Open Design announced that its AI agent now works inside Codex, allowing the tool to edit the canvas directly rather than generating isolated screens. The tweet highlighted a "design → code → motion" workflow and linked to a short demo.Open Design tweet
Direct canvas interaction
The integration means the agent can see and modify design intent as you iterate, which reduces the context‑switch cost of copying outputs into a separate editor. For startups that ship UI often, this could compress the feedback loop from days to hours, especially when paired with Codex’s code generation.
How it fits into a typical pipeline
You can start a design in Codex, invoke the Open Design agent, and watch it apply layout tweaks or motion tweaks on the same canvas. The output is immediately available for export to code, removing the manual hand‑off step that many teams still perform. This aligns with a "design‑first, code‑later" approach while keeping the source of truth in a single place.
Risks and unknowns
Pricing has not been disclosed, so budget‑conscious teams should assume a possible subscription model. The demo shows a smooth flow, but early‑stage AI agents often produce noisy suggestions that need manual curation, raising the risk of false positives.

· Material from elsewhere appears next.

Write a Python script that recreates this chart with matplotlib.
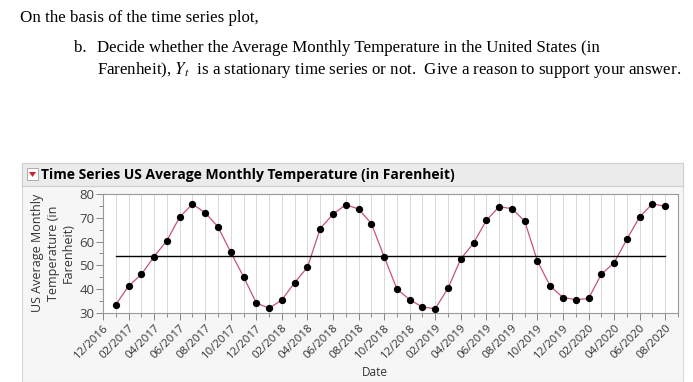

Also, the integration is currently limited to Codex, which may lock you into a specific editor ecosystem.
When to give it a try
If your team already uses Codex for code generation and spends significant time syncing designs, schedule a short pilot after the next sprint to assess signal‑to‑noise ratio and any hidden costs. Watch for an official pricing announcement and for community feedback on stability before making a larger commitment.